Ahora bien, que sea difícil señalar la línea divisoria entre liberación y libertad en una cierta circunstancia histórica no significa que liberación y libertad sean la misma cosa, o que las libertades obtenidas como consecuencia de la liberación agoten la historia de la libertad, a pesar de que muy pocas veces quienes tuvieron que ver con la liberación y la fundación de la libertad se preocuparon de distinguir claramente estos asuntos. Los hombres de las revoluciones del siglo XVIII tenían perfecto derecho a esta falta de claridad; era consustancial a su misma empresa descubrir su propia capacidad y deseo para «los encantos de la libertad», como los llamó una vez John Jay, solo en el acto de la liberación. En efecto, las acciones y proezas que de ellos exigía la liberación los metió de lleno en los negocios públicos, donde de modo intencional, unas veces, pero las más sin proponérselo, comenzaron a constituir ese espacio para las apariciones donde la libertad puede desplegar sus encantos y llegar a ser una realidad visible y tangible. Debido a que no estaban en absoluto preparados para tales encantos, difícilmente podían tener plena conciencia del nuevo fenómeno. Fue nada menos que el peso de toda la tradición cristiana el que les impidió reconocer el hecho evidente de que estaban gozando de lo que hacían mucho más de lo que les exigía el deber.

Cualquiera que fuese el valor de la pretensión inicial de la Revolución americana –no hay tributación sin representación–, lo cierto es que no podía seducir en virtud de sus encantos. Cosa totalmente distinta eran los discursos y decisiones, la oratoria y los negocios, la meditación y la persuasión y el quehacer real que eran necesarios para llevar esta pretensión a sus consecuencias lógicas: gobierno independiente y la fundación de un cuerpo político nuevo.
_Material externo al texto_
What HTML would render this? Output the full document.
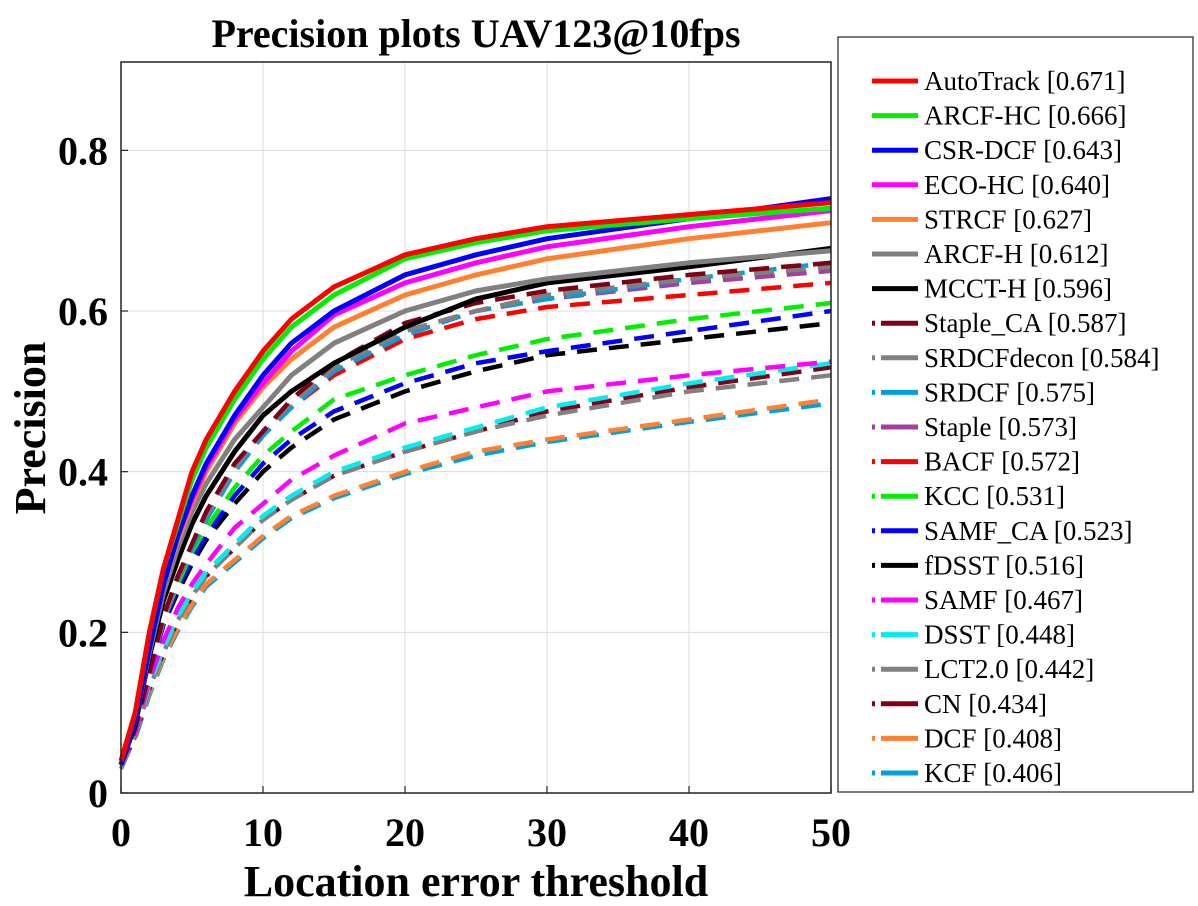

Gracias a estas experiencias, aquellos que, según la expresión de John Adams, habían «acudido sin ilusión y se habían visto forzados a hacer algo para lo que no estaban especialmente dotados», descubrieron que «lo que constituye nuestro placer es la acción, no el reposo»20.

Lo que las revoluciones destacaron fue esta experiencia de sentirse libre, lo cual era algo nuevo, no ciertamente en la historia de Occidente –fue bastante corriente en la Antigüedad griega y romana–, sino para los siglos que separan la caída del Imperio romano y el nacimiento de la Edad Moderna. Esta experiencia relativamente nueva, nueva al menos para quienes la vivieron, fue, al mismo tiempo, la experiencia de la capacidad del hombre para comenzar algo nuevo. Estas dos cosas –una experiencia nueva que demostró la capacidad del hombre para la novedad– están en la base del enorme «pathos» que encontramos en las Revoluciones americana y francesa, esta insistencia machacona de que nunca, en toda la historia del hombre, había ocurrido algo que se pudiese comparar en grandeza y significado, pretensión que estaría totalmente fuera de lugar si tuviéramos que juzgarla desde el punto de vista de su valor para la conquista de los derechos civiles.

Solo podemos hablar de revolución cuando está presente este «pathos» de la novedad y cuando ésta aparece asociada a la idea de la libertad. Ello significa, por supuesto, que las revoluciones son algo más que insurrecciones victoriosas y que no podemos llamar a cualquier golpe de Estado revolución, ni identificar a ésta con toda guerra civil. El pueblo oprimido se ha rebelado frecuentemente y gran parte de la legislación antigua solo puede entenderse como una salvaguardia frente a la amenaza siempre latente, aunque raramente realizada, de un levantamiento de la población esclava. Por otra parte, la guerra civil y la lucha de facciones constituían para los antiguos uno de los mayores peligros a que tiene que hacer frente el cuerpo político; la φίλια de Aristóteles, esa curiosa forma de amistad que según él debía existir en la base de las relaciones entre los ciudadanos, fue concebida como el medio más seguro con que defenderse de dicha amenaza. Los golpes de Estado y las revoluciones palaciegas, mediante los cuales el poder cambia de manos de modo diverso, según la forma de gobierno donde se produce el golpe de Estado, suscitaron un temor menor, debido a que el cambio que supone está circunscrito a la esfera del gobierno y conlleva un minimum de inquietud para el pueblo en su conjunto, pese a lo cual también fueron suficientemente conocidos y descritos.